The Willpower Paradox: When Trying Harder Backfires
One of the counterintuitive findings in self-control research is that monitoring yourself for failures of willpower can actually increase the failure rate — a phenomenon called ironic processes theory, documented by Daniel Wegner. The mental effort of suppressing an unwanted thought or behaviour requires a monitoring process that keeps the unwanted thought activated in the background, making it more accessible and more likely to intrude. The person who is trying very hard not to spend impulsively is keeping “impulse spending” mentally active as the thing to monitor and avoid — and that mental activation increases its interference with behaviour. This is partly why white-knuckling financial restriction rarely works long-term: the sustained effort of willing yourself not to spend depletes cognitive resources and paradoxically keeps the spending impulse more salient than for someone who has restructured their environment so that the impulse never gets activated in the first place. Environmental design, pre-commitment, and habit formation don’t just work alongside willpower — in important ways they work better than willpower, because they operate without the ironic activation that effortful suppression produces.

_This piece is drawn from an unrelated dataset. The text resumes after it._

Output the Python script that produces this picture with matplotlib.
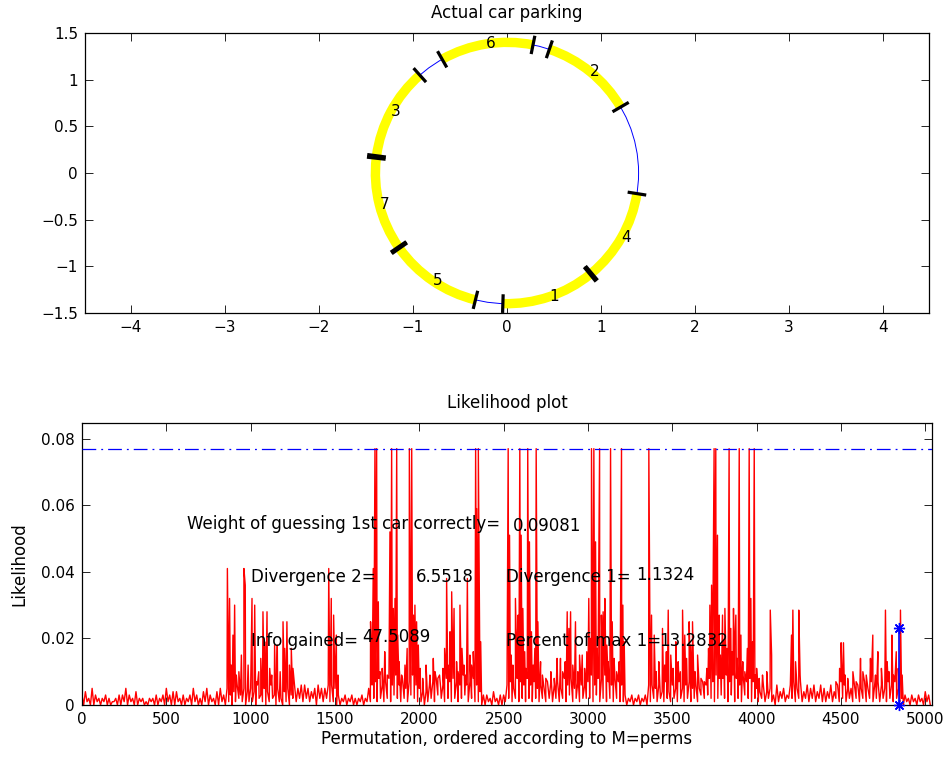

The financial system that runs correctly by design — where saving and investing happen automatically, where impulse spending encounters appropriate friction, and where good financial habits have been built through repetition — is the goal. Willpower is a supplement to good design, not a substitute for it. Spending effort on designing the right systems pays back far more than spending effort trying to exercise discipline within poorly designed ones.
Reframing financial discipline as an engineering problem — one of designing systems that produce good outcomes reliably — rather than a character problem requiring heroic daily self-control is one of the most practically liberating shifts available in personal finance.